Keep in mind how modern physics deals with things like the Planck Density
and the Planck Temperature. It treats the former as an initial state density of
the universe just prior to the Big Bang exploding; it treats the latter as the
temperature at that same initial state point. HOWEVER, the expressions used to
determine these physical constants give NO evidence of being related solely to
an initial state event, that has no current applicability. This "initial state"

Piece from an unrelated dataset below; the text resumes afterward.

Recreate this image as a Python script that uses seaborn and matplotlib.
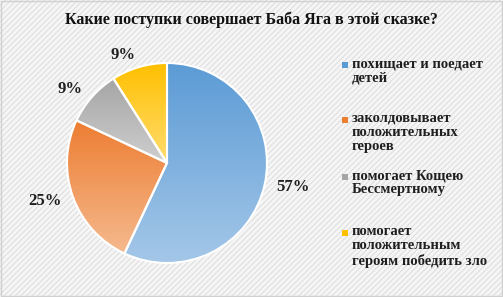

premise is wholly gratuitous -- the equations themselves, understand in their
natural sense, reveal the CURRENT state within this universe. The significant
factor is that these parameters relate to the current state of the subquantum
domain, not the larger-scale structures comprised of matter as we know it that
are embedded within that subquantum domain. It's not without reason that
Vigier speaks of all matter as being embedded in what he called a causal
subquantum thermostat. Note, also, that such an aether provides an excellent
mechanism for handling superluminal (faster-than-light) interactions, as made
vigorous by Vigier and Bohm in the 1970s: nonlocality is resolved using the
Bohm quantum potential, without appeal to Copenhagen-style
entanglement/ensemble weasel words.
Therefore, bath water: toss. Baby: keep.